Son
varias y poderosas las razones que permiten pensar que volverá a fracasar la
ultraderecha venezolana en su nueva y reciente intentona de golpe de Estado. La
primera y más obvia de esas razones es la carencia del factor sorpresa. Todo el
mundo sabe en Venezuela y fuera de ella que el golpe viene. El propio
presidente Nicolás
Maduro ha avisado que su gobierno se enfrenta a un “golpe de Estado en
desarrollo”.
La ausencia del factor sorpresa está
impidiendo que se cumpla el requisito básico de un golpe: agarrar al presidente en piyama. Maduro
está avisado y no hay elementos para suponer que habrá de descuidarse.
Una
segunda razón es que en los últimos quince años, desde la elección de Hugo Chávez en
1999, las fuerzas armadas venezolanas, o al menos el grueso de ellas, no han
dado señal alguna de interés por participar en un golpe de Estado. Y menos en
un intento al que no se le ven posibilidades de éxito.

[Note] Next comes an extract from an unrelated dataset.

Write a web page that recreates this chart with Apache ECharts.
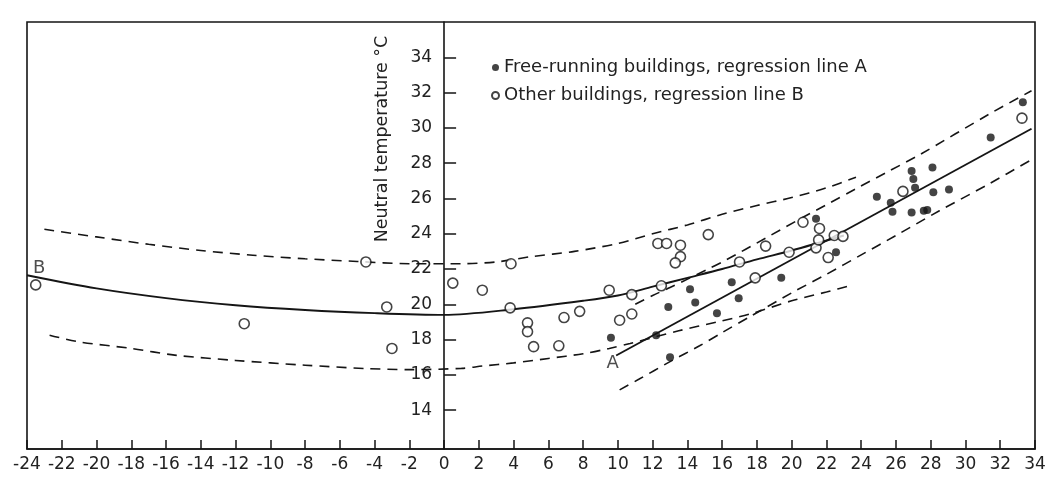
<!DOCTYPE html>
<html>
<head>
<meta charset="utf-8">
<script src="https://cdn.jsdelivr.net/npm/echarts@6/dist/echarts.min.js"></script>
<style>
html,body{margin:0;padding:0;background:#fff;}
#chart{width:1050px;height:477px;}
</style>
</head>
<body>
<div id="chart"></div>
<script>
// ---- data ----
const xTicks = { min: -24, max: 34, step: 2 };
const yTickValues = [14, 16, 18, 20, 22, 24, 26, 28, 30, 32, 34];
const yRange = [11.8, 36];

const seriesNames = ['Free-running buildings, regression line A', 'Other buildings, regression line B'];
const yAxisTitle = 'Neutral temperature °C';

// Free-running buildings (filled dots)
const freeRunning = [
  [9.6, 18.1], [12.2, 18.25], [13.0, 17.0], [12.9, 19.85], [14.15, 20.85],
  [14.45, 20.1], [15.7, 19.5], [16.55, 21.25], [16.95, 20.35], [19.4, 21.5],
  [21.4, 24.85], [22.55, 22.95], [24.9, 26.1], [25.7, 25.75], [25.8, 25.25],
  [26.9, 27.55], [27.0, 27.1], [27.1, 26.6], [26.9, 25.2], [27.6, 25.3],
  [27.8, 25.35], [28.1, 27.75], [28.15, 26.35], [29.05, 26.5], [31.45, 29.45],
  [33.3, 31.45]
];

// Other buildings (open circles)
const otherBuildings = [
  [-23.5, 21.1], [-11.5, 18.9], [-4.5, 22.4], [-3.3, 19.85], [-3.0, 17.5],
  [0.5, 21.2], [2.2, 20.8], [3.85, 22.3], [3.8, 19.8], [4.8, 18.95],
  [4.8, 18.45], [5.15, 17.6], [6.6, 17.65], [6.9, 19.25], [7.8, 19.6],
  [9.5, 20.8], [10.1, 19.1], [10.8, 19.45], [10.8, 20.55], [12.5, 21.05],
  [12.3, 23.45], [12.8, 23.45], [13.6, 23.35], [13.6, 22.7], [13.3, 22.35],
  [15.2, 23.95], [17.0, 22.4], [17.9, 21.5], [18.5, 23.3], [19.85, 22.95],
  [20.65, 24.65], [21.4, 23.2], [21.55, 23.65], [21.6, 24.3], [22.45, 23.9],
  [22.95, 23.85], [22.1, 22.65], [26.4, 26.4], [33.25, 30.55]
];

// Regression line A (straight)
const lineA = [[9.9, 17.1], [33.8, 29.95]];
const lineAUpper = [
  [11, 20.0], [12, 20.5], [13, 20.95], [15.3, 22.05], [16.2, 22.5], [18.5, 23.75],
  [20.5, 24.85], [22.2, 25.75], [23.7, 26.55], [25.5, 27.5], [27.4, 28.5],
  [31.4, 30.8], [33.8, 32.1]
];
const lineALower = [
  [10.1, 15.15], [11.2, 15.75], [13, 16.75], [14.7, 17.65], [16, 18.4], [17.6, 19.3],
  [20, 20.65], [22, 21.7], [24, 22.8], [26, 23.9], [28.5, 25.3], [31.4, 26.85], [33.8, 28.2]
];

// Regression line B (curved)
const lineB = [
  [-24, 21.65], [-20, 20.9], [-16, 20.35], [-12, 19.95], [-8, 19.68], [-4, 19.5],
  [0, 19.4], [4, 19.72], [8, 20.2], [10, 20.5], [12, 21.0], [14, 21.5], [16, 22.0],
  [18, 22.55], [20, 23.05], [23, 23.9]
];
const lineBUpper = [
  [-23, 24.25], [-20, 23.82], [-17, 23.4], [-14, 23.05], [-11, 22.78], [-8, 22.58],
  [-5, 22.43], [-2, 22.3], [1, 22.3], [3, 22.4], [5, 22.7], [7.5, 23.0], [10, 23.45],
  [12, 24.0], [14, 24.5], [16, 25.1], [18, 25.6], [20, 26.05], [22, 26.6], [23.7, 27.2]
];
const lineBLower = [
  [-22.7, 18.25], [-21, 17.87], [-18, 17.5], [-15.5, 17.12], [-12, 16.82], [-8, 16.55],
  [-4.5, 16.36], [-2, 16.3], [1, 16.37], [2.2, 16.5], [4, 16.68], [6, 16.93], [8, 17.2],
  [9.5, 17.5], [10.7, 17.78], [13.5, 18.5], [15.7, 19.0], [17.6, 19.45], [20, 20.2],
  [22, 20.7], [23.5, 21.1]
];

// Line letter annotations
const lineLetters = [[9.7, 16.65, 'A'], [-23.3, 22.05, 'B']];

// ---- chart ----
const ink = '#151515';
const font = 'DejaVu Sans';
const gridLeft = 27;
const chart = echarts.init(document.getElementById('chart'), null, { renderer: 'canvas' });

function band(name, data) {
  return {
    name, type: 'line', data, smooth: 0.3, symbol: 'none', silent: true,
    lineStyle: { color: ink, width: 1.6, type: [10, 7] }, z: 2
  };
}

chart.setOption({
  animation: false,
  backgroundColor: '#fff',
  grid: {
    left: gridLeft, right: 15, top: 22, bottom: 28,
    containLabel: false, outerBoundsMode: 'none',
    show: true, borderColor: ink, borderWidth: 1.6, backgroundColor: 'transparent'
  },
  legend: {
    data: seriesNames,
    orient: 'vertical', left: 486, top: 52,
    icon: 'circle', itemWidth: 7, itemHeight: 7, itemGap: 7, itemTextGap: 10,
    textStyle: { fontFamily: font, fontSize: 18, color: '#222', lineHeight: 21 }
  },
  xAxis: {
    type: 'value', min: xTicks.min, max: xTicks.max, interval: xTicks.step,
    axisLine: { onZero: false, lineStyle: { color: ink, width: 1.6 } },
    axisTick: { inside: true, length: 9, lineStyle: { color: ink, width: 1.5 } },
    axisLabel: { fontFamily: font, fontSize: 17, color: '#222', margin: 7,
      showMinLabel: true, showMaxLabel: true },
    splitLine: { show: false }
  },
  yAxis: {
    type: 'value', min: yRange[0], max: yRange[1], position: 'left', offset: 0,
    axisLine: { show: true, onZero: false, lineStyle: { color: ink, width: 1.6 } },
    axisTick: { show: true, inside: true, length: 12, customValues: yTickValues,
      lineStyle: { color: ink, width: 1.5 } },
    axisLabel: { fontFamily: font, fontSize: 17, color: '#222', margin: 12,
      customValues: yTickValues },
    splitLine: { show: false }
  },
  graphic: [{
    type: 'text', x: 382, y: 139, rotation: Math.PI / 2,
    style: { text: yAxisTitle, fontFamily: font, fontSize: 17.5, fill: '#222',
      align: 'center', verticalAlign: 'middle' }
  }],
  series: [
    band('B upper', lineBUpper),
    band('B lower', lineBLower),
    band('A upper', lineAUpper),
    band('A lower', lineALower),
    { name: 'line B', type: 'line', data: lineB, smooth: 0.3, symbol: 'none', silent: true,
      lineStyle: { color: ink, width: 1.9 }, z: 3 },
    { name: 'line A', type: 'line', data: lineA, symbol: 'none', silent: true,
      lineStyle: { color: ink, width: 1.9 }, z: 3 },
    { name: seriesNames[0], type: 'scatter', data: freeRunning, symbol: 'circle', symbolSize: 8,
      itemStyle: { color: ink }, z: 5 },
    { name: seriesNames[1], type: 'scatter', data: otherBuildings, symbol: 'circle', symbolSize: 10,
      itemStyle: { color: '#fff', borderColor: ink, borderWidth: 1.6 }, z: 5 },
    { name: 'letters', type: 'scatter', silent: true, symbolSize: 1,
      data: lineLetters.map(d => ({ value: [d[0], d[1]], name: d[2] })),
      itemStyle: { color: 'rgba(0,0,0,0)' },
      label: { show: true, position: 'inside', formatter: p => p.name,
        fontFamily: font, fontSize: 18, color: '#222' }, z: 6 }
  ]
});

// Place the y axis (line, ticks and labels) on x = 0, using the x scale
const zeroPx = chart.convertToPixel({ xAxisIndex: 0 }, 0);
chart.setOption({ yAxis: { offset: gridLeft - zeroPx } });
</script>
</body>
</html>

Como una tercera razón puede citarse la
actual situación política latinoamericana, en la que un acuerdo básico es
repudiar y aislar cualquier gobierno surgido de la ruptura del orden
constitucional.
Es
cierto que tal acuerdo básico de nada sirvió para impedir los golpes de Estado
que depusieron a los gobiernos de Manuel Zelaya, en Honduras, y Fernando Lugo,
en Paraguay. Pero, en cualquier caso, también es cierto que el golpismo se
mueve más a gusto cuando calcula que podrá contar con la complicidad o vista
gorda de otros gobiernos, lo que no acontecería ahora. Por lo demás, los
gobiernos de Zelaya y Lugo no contaban con el inmenso respaldo popular con el
que sí cuenta Maduro. Y, dicho sea de paso, con el que también cuentan
Cristina Fernández, de Argentina, Evo Morales, de Bolivia, y Rafael Correa, de
Ecuador, países en los que las derechas autóctonas y EU siguen trabajando en la
agenda de un golpe de Estado con visos de éxito.
He aquí
una cuarta razón. Los cabecillas
del golpismo andan peleados entre sí. En una esquina está Henrique
Capriles y en la otra María Corina Machado y Leopoldo López. Estos dos últimos
miran a Capriles como un cartucho quemado y quieren sacarlo de la jugada. Pero
Capriles no se deja. Y esta disputa interna en el golpismo finalmente favorece
a Maduro.
Y aquí
está una quinta razón. La
experiencia reciente enseña que los puros disturbios callejeros y la violencia
no forman un piso sólido para un golpe exitoso. Y que hasta los
sectores sociales proclives al golpismo, pero no participantes activos, se
cansan de la violencia que tiende a prolongarse sin resultados concretos e inmediatos.
Pero,
como ha dicho el presidente Maduro,
estamos frente a un golpe en desarrollo. Esta caracterización implica un
proyecto de mediano o largo plazos. Y los disturbios callejeros, la violencia y el innegable
financiamiento de los golpistas por cuenta del gobierno de Barack Obama sirven
para ir creando el clima propicio a fin de dar el golpe más adelante.
Ese papel juegan la satanización de
Maduro, el sabotaje económico, los asesinatos de personalidades ajenas a la
política (como el de la ex Miss Universo venezolana), la inestabilidad social y
la delincuencia común, programada, fomentada y financiada por los golpistas y
por EU.
Se
trata, en espera de mejores condiciones para el golpe, de minar a Maduro y al
chavismo, con la finalidad última de derrotarlos en las urnas, cosa que hasta
ahora ha sido imposible para la ultraderecha.
Dice la sentencia clásica que golpe que
no mata, fortalece. Avisado y consciente del peligro que corre, Maduro no tiene
otra salida que profundizar y radicalizar el proceso revolucionario, es decir,
mantener y acrecentar su base de apoyo popular. De esto depende, finalmente, la
presidencia de Maduro y el futuro del chavismo.